Helpers to check whether a value is already hashed
import { isHashedUserId, isHashedSessionId, isHashedGroupId } from "@runotis/sdk";Already-hashed values (with the correct prefix) pass through without re-hashing. This means it's safe to call identifyUser(hashedId) in code paths where the ID might have already been hashed upstream.
Anonymous users
The browser SDK generates anonymous user IDs for unauthenticated sessions, prefixed anon_. Anonymous IDs are not hashed (they're already opaque) but flow through the same pipeline.
Server-side hashing layer
After values leave the SDK, a second hashing pass is applied in the ingest collector using a server-side secret. This is transparent to your application (you never see the second hash) and means raw identifiers would need to be compromised on both ends to be recoverable. You don't need to configure this layer; it happens automatically.
Why double-hash?
A single HMAC with a known secret is vulnerable to rainbow-table attacks on the space of likely raw identifiers: an attacker with the hashed values plus a guess at the input domain (email addresses, sequential internal IDs) can precompute hashes and match them against analytics storage. Double-hashing defeats this. An attacker would need to compromise both the API-key-derived salt (held by your application) and the server-side ingest secret (held by Otis, and never transmitted to clients) to reverse any hash.

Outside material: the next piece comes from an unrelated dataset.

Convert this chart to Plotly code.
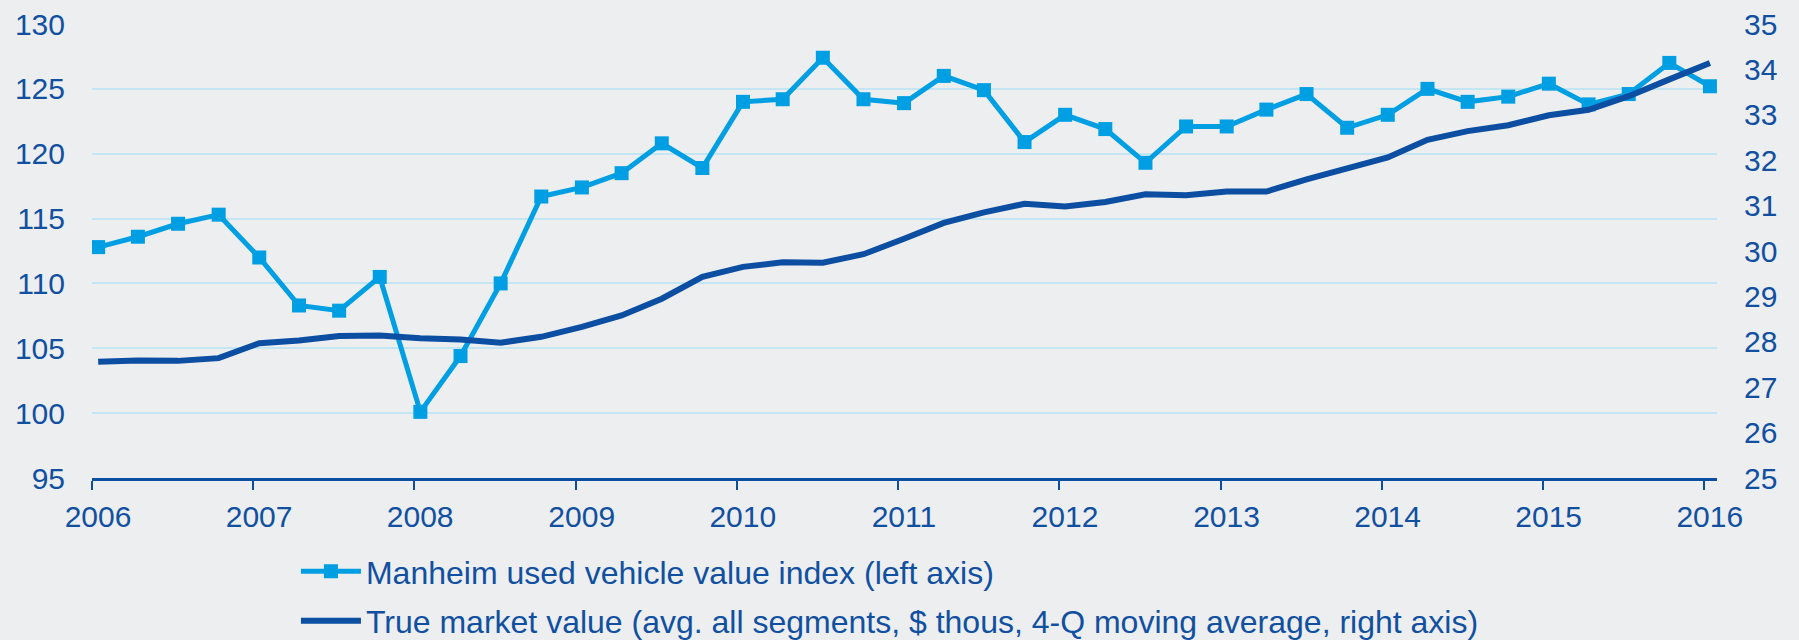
import pandas as pd
import plotly.graph_objects as go

# Quarterly observations, 2006Q1 - 2016Q1
quarters = pd.date_range("2006-01-01", periods=41, freq="QS") + pd.Timedelta(days=14)

manheim = [112.8, 113.6, 114.6, 115.3, 112.0, 108.3, 107.9, 110.5,
           100.1, 104.4, 110.0, 116.7, 117.4, 118.5, 120.8, 118.9,
           124.0, 124.2, 127.4, 124.2, 123.9, 126.0, 124.9, 120.9,
           123.0, 121.9, 119.3, 122.1, 122.1, 123.4, 124.6, 122.0,
           123.0, 125.0, 124.0, 124.4, 125.4, 123.8, 124.6, 127.0, 125.2]

true_market = [27.56, 27.59, 27.58, 27.64, 27.97, 28.03, 28.13, 28.14,
               28.08, 28.05, 27.98, 28.11, 28.33, 28.58, 28.95, 29.43,
               29.65, 29.75, 29.74, 29.93, 30.27, 30.62, 30.85, 31.04,
               30.98, 31.08, 31.25, 31.23, 31.31, 31.31, 31.58, 31.83,
               32.06, 32.45, 32.64, 32.77, 32.99, 33.11, 33.41, 33.78, 34.14]

left_ticks = [95, 100, 105, 110, 115, 120, 125, 130]
right_ticks = list(range(25, 36))
year_ticks = list(range(2006, 2017))

TXT = "#1150A0"
LIGHT = "#009FE3"
DARK = "#0B4EA2"
BG = "#ECEEF0"
GRID = "#C4E5F4"
FONT = "Liberation Sans, Arial, sans-serif"

fig = go.Figure()
fig.add_trace(go.Scatter(
    x=quarters, y=manheim, name="Manheim used vehicle value index (left axis)",
    mode="lines+markers", line=dict(color=LIGHT, width=5),
    marker=dict(symbol="square", size=14, color=LIGHT),
    legendgroup="a", yaxis="y"))
fig.add_trace(go.Scatter(
    x=quarters, y=true_market,
    name="True market value (avg. all segments, $ thous, 4-Q moving average, right axis)",
    mode="lines", line=dict(color=DARK, width=6),
    legendgroup="b", yaxis="y2"))

fig.update_layout(
    width=1799, height=640,
    paper_bgcolor=BG, plot_bgcolor=BG,
    font=dict(family=FONT, size=30, color=TXT),
    margin=dict(l=92, r=82, t=24, b=162, autoexpand=False),
    showlegend=True,
    legend=dict(x=0.1255, xanchor="left", y=-0.145, yanchor="top",
                orientation="v", bgcolor="rgba(0,0,0,0)",
                font=dict(family=FONT, size=32, color=TXT),
                itemwidth=60, tracegroupgap=5, traceorder="grouped"),
    xaxis=dict(type="date", range=["2006-01-01", "2016-01-31"],
               tickvals=[f"{y}-01-01" for y in year_ticks],
               ticktext=[str(y) for y in year_ticks],
               ticks="outside", ticklen=9, tickwidth=2, tickcolor=DARK,
               ticklabelshift=6, ticklabelstandoff=1,
               showline=True, linecolor=DARK, linewidth=3,
               showgrid=False, zeroline=False,
               tickfont=dict(family=FONT, size=30, color=TXT)),
    yaxis=dict(range=[95, 130], tickvals=left_ticks,
               showgrid=True, gridcolor=GRID, gridwidth=2,
               zeroline=False, showline=False, ticks="",
               ticklabelstandoff=26,
               tickfont=dict(family=FONT, size=30, color=TXT)),
    yaxis2=dict(range=[25, 35], tickvals=right_ticks, overlaying="y", side="right",
                showgrid=False, zeroline=False, showline=False, ticks="",
                ticklabelstandoff=26,
                tickfont=dict(family=FONT, size=30, color=TXT)),
)

fig.write_html("out.html", config={"displayModeBar": False},
               post_script="document.body.style.margin='0';document.body.style.background='#ECEEF0';")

Since the two secrets live in independent security boundaries, a breach of one side is insufficient.
Recommended configuration
For production use, we recommend:
- Leave client-side PII redaction on (the default).
- Leave server-side PII redaction on (the default).
- Leave identifier hashing enabled (the default).
- Use
on error: passthroughfor analytics environments where data loss is costly (the default). - Use
on error: dropfor regulated environments where PII exposure is costlier than missing spans.